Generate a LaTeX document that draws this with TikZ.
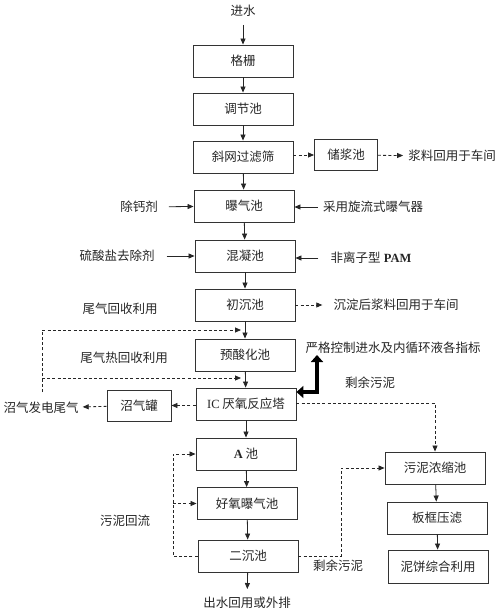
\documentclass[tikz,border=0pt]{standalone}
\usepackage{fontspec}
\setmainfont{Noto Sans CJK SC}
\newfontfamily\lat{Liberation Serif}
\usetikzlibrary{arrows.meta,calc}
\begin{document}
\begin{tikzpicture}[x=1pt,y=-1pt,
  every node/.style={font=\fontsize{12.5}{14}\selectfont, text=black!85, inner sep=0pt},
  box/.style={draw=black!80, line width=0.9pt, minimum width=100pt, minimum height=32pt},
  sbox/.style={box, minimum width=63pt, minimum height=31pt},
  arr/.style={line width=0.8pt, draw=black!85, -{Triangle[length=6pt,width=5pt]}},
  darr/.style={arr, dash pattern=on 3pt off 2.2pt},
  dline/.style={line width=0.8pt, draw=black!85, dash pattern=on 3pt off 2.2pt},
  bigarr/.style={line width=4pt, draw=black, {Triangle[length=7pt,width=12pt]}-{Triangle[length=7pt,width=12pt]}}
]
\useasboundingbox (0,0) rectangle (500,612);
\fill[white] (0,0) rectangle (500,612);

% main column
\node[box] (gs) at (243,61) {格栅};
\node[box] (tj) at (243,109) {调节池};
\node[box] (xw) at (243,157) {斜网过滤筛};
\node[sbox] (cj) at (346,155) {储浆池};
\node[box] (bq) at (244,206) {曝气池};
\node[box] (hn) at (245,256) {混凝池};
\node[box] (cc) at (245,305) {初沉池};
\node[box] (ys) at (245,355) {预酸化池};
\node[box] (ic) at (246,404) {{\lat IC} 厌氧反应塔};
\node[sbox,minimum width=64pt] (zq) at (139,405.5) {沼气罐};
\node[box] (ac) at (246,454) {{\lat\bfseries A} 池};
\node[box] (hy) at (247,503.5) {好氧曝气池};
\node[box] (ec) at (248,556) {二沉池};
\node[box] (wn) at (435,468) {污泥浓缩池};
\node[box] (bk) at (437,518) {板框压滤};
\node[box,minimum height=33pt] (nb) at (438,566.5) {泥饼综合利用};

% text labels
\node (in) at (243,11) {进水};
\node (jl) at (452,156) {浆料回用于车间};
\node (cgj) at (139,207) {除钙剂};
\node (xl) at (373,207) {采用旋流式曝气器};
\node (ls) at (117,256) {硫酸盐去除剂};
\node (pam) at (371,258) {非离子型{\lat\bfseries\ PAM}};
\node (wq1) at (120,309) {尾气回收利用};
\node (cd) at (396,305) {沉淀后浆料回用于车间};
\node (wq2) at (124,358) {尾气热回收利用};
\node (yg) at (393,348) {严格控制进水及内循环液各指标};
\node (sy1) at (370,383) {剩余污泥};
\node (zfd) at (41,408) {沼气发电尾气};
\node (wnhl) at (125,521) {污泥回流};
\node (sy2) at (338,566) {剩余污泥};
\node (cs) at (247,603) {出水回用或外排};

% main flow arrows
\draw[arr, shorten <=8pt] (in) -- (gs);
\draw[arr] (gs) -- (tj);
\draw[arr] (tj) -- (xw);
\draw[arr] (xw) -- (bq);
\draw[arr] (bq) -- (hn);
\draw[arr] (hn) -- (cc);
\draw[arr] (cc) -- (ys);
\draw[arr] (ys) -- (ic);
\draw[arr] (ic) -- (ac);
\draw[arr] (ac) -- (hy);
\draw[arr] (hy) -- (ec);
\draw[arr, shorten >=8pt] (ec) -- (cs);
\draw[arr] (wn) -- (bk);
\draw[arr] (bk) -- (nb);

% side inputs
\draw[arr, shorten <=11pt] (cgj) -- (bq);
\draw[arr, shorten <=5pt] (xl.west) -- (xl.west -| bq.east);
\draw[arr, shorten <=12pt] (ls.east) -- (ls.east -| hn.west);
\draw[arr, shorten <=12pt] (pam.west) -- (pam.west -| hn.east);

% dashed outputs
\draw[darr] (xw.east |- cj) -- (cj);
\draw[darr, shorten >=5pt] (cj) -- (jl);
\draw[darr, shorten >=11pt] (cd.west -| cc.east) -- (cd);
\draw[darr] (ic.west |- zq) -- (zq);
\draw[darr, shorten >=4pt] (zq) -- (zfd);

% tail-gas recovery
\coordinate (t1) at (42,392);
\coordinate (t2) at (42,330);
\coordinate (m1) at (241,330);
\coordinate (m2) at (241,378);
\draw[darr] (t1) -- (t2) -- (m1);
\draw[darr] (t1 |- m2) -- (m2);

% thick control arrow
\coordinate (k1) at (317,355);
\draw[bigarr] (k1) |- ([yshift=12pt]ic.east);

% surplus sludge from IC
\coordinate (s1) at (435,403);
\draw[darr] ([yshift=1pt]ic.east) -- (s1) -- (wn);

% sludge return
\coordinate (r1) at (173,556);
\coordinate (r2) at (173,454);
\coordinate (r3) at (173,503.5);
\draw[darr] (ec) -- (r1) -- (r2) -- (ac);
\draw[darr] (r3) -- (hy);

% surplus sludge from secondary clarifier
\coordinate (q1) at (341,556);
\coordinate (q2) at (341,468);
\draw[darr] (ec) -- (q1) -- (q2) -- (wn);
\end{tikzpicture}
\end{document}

+===+

Aim:
Copy all the data exactly as written, but skip any picture.

Complete response:
Generate a LaTeX document that draws this with TikZ.
\documentclass[tikz,border=0pt]{standalone}
\usepackage{fontspec}
\setmainfont{Noto Sans CJK SC}
\newfontfamily\lat{Liberation Serif}
\usetikzlibrary{arrows.meta,calc}
\begin{document}
\begin{tikzpicture}[x=1pt,y=-1pt,
  every node/.style={font=\fontsize{12.5}{14}\selectfont, text=black!85, inner sep=0pt},
  box/.style={draw=black!80, line width=0.9pt, minimum width=100pt, minimum height=32pt},
  sbox/.style={box, minimum width=63pt, minimum height=31pt},
  arr/.style={line width=0.8pt, draw=black!85, -{Triangle[length=6pt,width=5pt]}},
  darr/.style={arr, dash pattern=on 3pt off 2.2pt},
  dline/.style={line width=0.8pt, draw=black!85, dash pattern=on 3pt off 2.2pt},
  bigarr/.style={line width=4pt, draw=black, {Triangle[length=7pt,width=12pt]}-{Triangle[length=7pt,width=12pt]}}
]
\useasboundingbox (0,0) rectangle (500,612);
\fill[white] (0,0) rectangle (500,612);

% main column
\node[box] (gs) at (243,61) {格栅};
\node[box] (tj) at (243,109) {调节池};
\node[box] (xw) at (243,157) {斜网过滤筛};
\node[sbox] (cj) at (346,155) {储浆池};
\node[box] (bq) at (244,206) {曝气池};
\node[box] (hn) at (245,256) {混凝池};
\node[box] (cc) at (245,305) {初沉池};
\node[box] (ys) at (245,355) {预酸化池};
\node[box] (ic) at (246,404) {{\lat IC} 厌氧反应塔};
\node[sbox,minimum width=64pt] (zq) at (139,405.5) {沼气罐};
\node[box] (ac) at (246,454) {{\lat\bfseries A} 池};
\node[box] (hy) at (247,503.5) {好氧曝气池};
\node[box] (ec) at (248,556) {二沉池};
\node[box] (wn) at (435,468) {污泥浓缩池};
\node[box] (bk) at (437,518) {板框压滤};
\node[box,minimum height=33pt] (nb) at (438,566.5) {泥饼综合利用};

% text labels
\node (in) at (243,11) {进水};
\node (jl) at (452,156) {浆料回用于车间};
\node (cgj) at (139,207) {除钙剂};
\node (xl) at (373,207) {采用旋流式曝气器};
\node (ls) at (117,256) {硫酸盐去除剂};
\node (pam) at (371,258) {非离子型{\lat\bfseries\ PAM}};
\node (wq1) at (120,309) {尾气回收利用};
\node (cd) at (396,305) {沉淀后浆料回用于车间};
\node (wq2) at (124,358) {尾气热回收利用};
\node (yg) at (393,348) {严格控制进水及内循环液各指标};
\node (sy1) at (370,383) {剩余污泥};
\node (zfd) at (41,408) {沼气发电尾气};
\node (wnhl) at (125,521) {污泥回流};
\node (sy2) at (338,566) {剩余污泥};
\node (cs) at (247,603) {出水回用或外排};

% main flow arrows
\draw[arr, shorten <=8pt] (in) -- (gs);
\draw[arr] (gs) -- (tj);
\draw[arr] (tj) -- (xw);
\draw[arr] (xw) -- (bq);
\draw[arr] (bq) -- (hn);
\draw[arr] (hn) -- (cc);
\draw[arr] (cc) -- (ys);
\draw[arr] (ys) -- (ic);
\draw[arr] (ic) -- (ac);
\draw[arr] (ac) -- (hy);
\draw[arr] (hy) -- (ec);
\draw[arr, shorten >=8pt] (ec) -- (cs);
\draw[arr] (wn) -- (bk);
\draw[arr] (bk) -- (nb);

% side inputs
\draw[arr, shorten <=11pt] (cgj) -- (bq);
\draw[arr, shorten <=5pt] (xl.west) -- (xl.west -| bq.east);
\draw[arr, shorten <=12pt] (ls.east) -- (ls.east -| hn.west);
\draw[arr, shorten <=12pt] (pam.west) -- (pam.west -| hn.east);

% dashed outputs
\draw[darr] (xw.east |- cj) -- (cj);
\draw[darr, shorten >=5pt] (cj) -- (jl);
\draw[darr, shorten >=11pt] (cd.west -| cc.east) -- (cd);
\draw[darr] (ic.west |- zq) -- (zq);
\draw[darr, shorten >=4pt] (zq) -- (zfd);

% tail-gas recovery
\coordinate (t1) at (42,392);
\coordinate (t2) at (42,330);
\coordinate (m1) at (241,330);
\coordinate (m2) at (241,378);
\draw[darr] (t1) -- (t2) -- (m1);
\draw[darr] (t1 |- m2) -- (m2);

% thick control arrow
\coordinate (k1) at (317,355);
\draw[bigarr] (k1) |- ([yshift=12pt]ic.east);

% surplus sludge from IC
\coordinate (s1) at (435,403);
\draw[darr] ([yshift=1pt]ic.east) -- (s1) -- (wn);

% sludge return
\coordinate (r1) at (173,556);
\coordinate (r2) at (173,454);
\coordinate (r3) at (173,503.5);
\draw[darr] (ec) -- (r1) -- (r2) -- (ac);
\draw[darr] (r3) -- (hy);

% surplus sludge from secondary clarifier
\coordinate (q1) at (341,556);
\coordinate (q2) at (341,468);
\draw[darr] (ec) -- (q1) -- (q2) -- (wn);
\end{tikzpicture}
\end{document}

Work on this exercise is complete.